The pie making took a temporary break during World War I, but soon recommenced in the early 1920s.

In 1928 a shop was opened at 110 Paget Street, Grangetown, and family bakeries also sprung up in Bristol, Swindon, Reading, Newport and Gloucester.

But the Grangetown shop, opened by Dennis Dutch in 1955, is the only one still standing.

Amanda said: "It's quite amazing how the brand has grown over the years. I always say our name is bigger than the business, because people think we're a big manufacturing company, and are shocked when they see the size of the shop.

"It's a bit of a Tardis." Over the years the pies have entered Cardiff folklore and the nickname "Clarksies" is often used to demonstrate the city's "Kairdiff" accent - complete with a long and hard "a".

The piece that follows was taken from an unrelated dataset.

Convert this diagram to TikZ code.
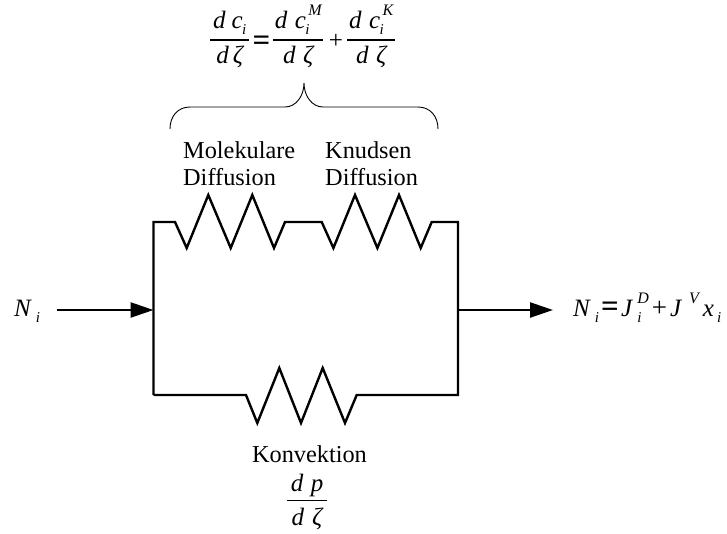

Amanda added: "There's an elderly woman here who remembers coming to the shop when she was a little girl so our customers have been loyal for generations.

"And the business is in good hands.

"My son Freddie runs the pie and mash shop at the Cardiff Blues while my daughter does the accounts and my other son does our marketing.

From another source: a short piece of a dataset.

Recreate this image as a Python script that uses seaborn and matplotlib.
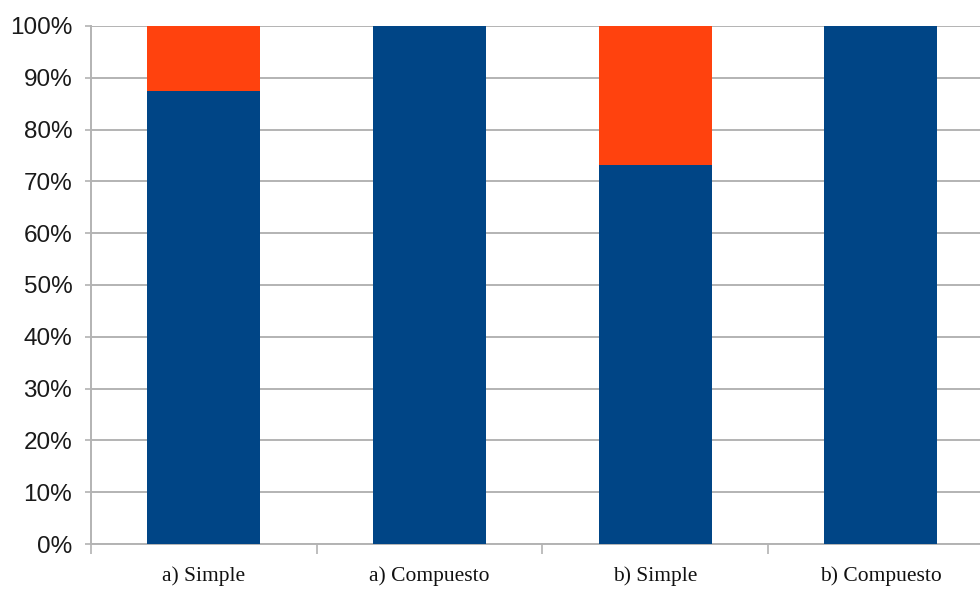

"We'll be around for a while yet." For more pictures go to www.walesonline.co.uk THINGS YOU MIGHT NOT KNOW ABOUT CARDIFF'S FAMOUSLY TASTY PASTRY ? The colloquial nickname given to Clark's Pies are Clarkies / Clarksies.

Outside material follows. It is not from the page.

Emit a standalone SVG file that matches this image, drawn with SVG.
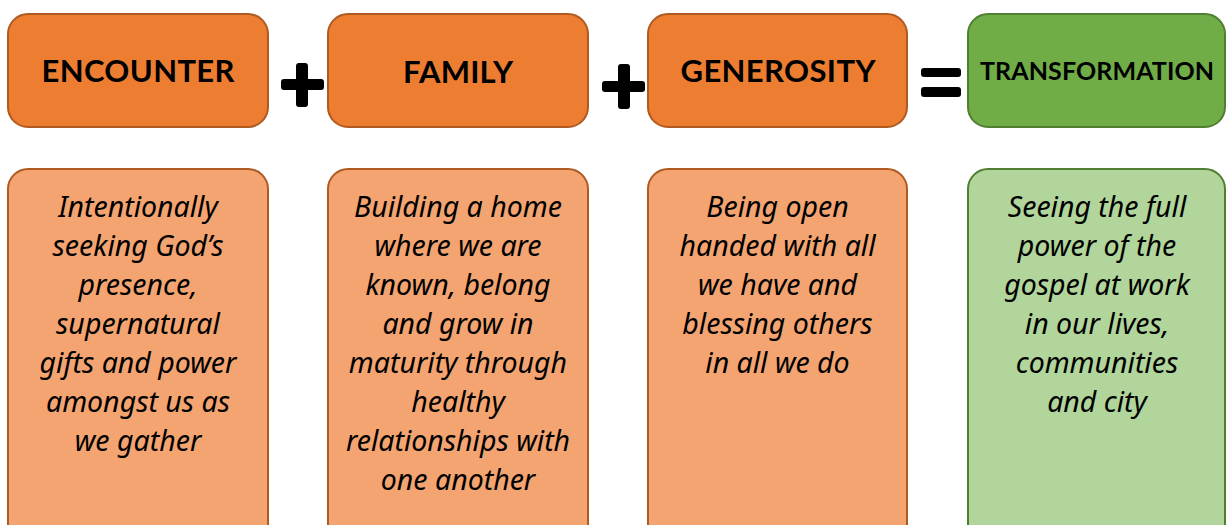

Welsh folk singer and broadcaster Frank Hennessy once said: "As soon as Cardiffians saw the Millennium Stadium they fell in love with it. They didn't realise why. But I'll tell you - it's like a giant Clark's pie with four cocktail sticks in it." Ian Holloway, former Bristol Rovers player/manager once erroneously claimed:"There's some great things that have come out of Bristol, like Clark's pies." A "Clark's Tash" is the nickname given to burning the upper lip with the hot filling.

"The Hanging Gardens of Grangetown" is the nickname given to burning the lower lip with the hot filling.

Each pie is baked with the word "CLARPIE" branded on the bottom.

Alongside the Clark's Original Pie the company also sells Tikka, Balti and chicken and mushroom pies.

Clark's Pies feature in a special exhibition at the Cardiff Story, Cardiff National Museum.